Même si nous n’avons pas déposé d’amendement, nous tenons à soulever quelques points qui méritent vigilance.

Tout d’abord, les parents ne doivent pas être contraints de recourir à la prolongation du dispositif faute de réponses institutionnelles de qualité.

Ensuite, vous l’avez souligné, monsieur le secrétaire d’État, un effort d’information devra accompagner la loi pour éviter le non-recours, faute de connaissance du dispositif. Il semble qu’une partie de l’augmentation du nombre d’allocataires ces dernières années résulte d’une meilleure connaissance de ces droits.

Enfin, et peut-être surtout, nous devons nous interroger sur les effets de ces dispositifs sur l’égalité entre les femmes et les hommes, plutôt sur l’inégalité constatée ici encore. En effet, comme le souligne la commission, si les congés peuvent être pris par les deux parents, dans les faits, c’est le parent dont l’emploi est le plus rémunérateur qui se maintient en général en activité, laissant l’autre parent – bien souvent la mère – interrompre son activité afin de se consacrer à l’accompagnement de l’enfant : 92 % des CPP sont pris par des femmes !

Nous devons nous interroger sur ce fort déséquilibre, à l’origine d’un cercle vicieux. Ces longs congés – 620 jours – ont en effet des conséquences sur le parcours professionnel. À l’instar des congés parentaux, ils présentent le risque sensible d’éloigner du maintien dans l’emploi celles qui le prennent et de peser sur leur retraite plus tard.

Ici encore ce partage inégal est l’une des conséquences des inégalités salariales et professionnelles entre les femmes et les hommes. Rappelons que depuis hier, le 3 novembre, les femmes ont en quelque sorte cessé d’être rémunérées et qu’elles ne le seront plus jusqu’au 31 décembre prochain. Cette date matérialise l’écart salarial entre les hommes et les femmes, elle est en quelque sorte le jour du dépassement de l’égalité.

Pour améliorer le dispositif, il faudrait mettre fin à l’allocation forfaitaire et instaurer un véritable revenu de remplacement permettant d’ouvrir le choix aux deux parents – le père est aussi volontaire – d’accompagner leur enfant.

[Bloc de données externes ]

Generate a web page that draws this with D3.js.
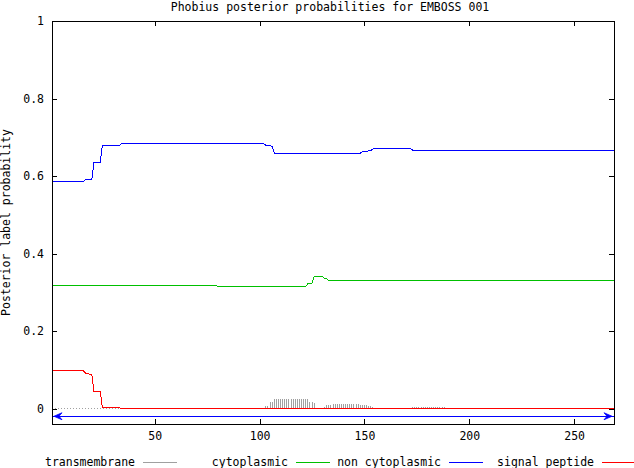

Cette loi fait avancer la société, mais nous devons parallèlement rendre effective l’égalité salariale, si nous voulons dépasser l’impuissance devant le constat d’un congé pris uniquement par les mères, renforçant la persistance de rôles parentaux différenciés. (Applaudissements sur les travées des groupes GEST, SER, CRCE et RDSE.)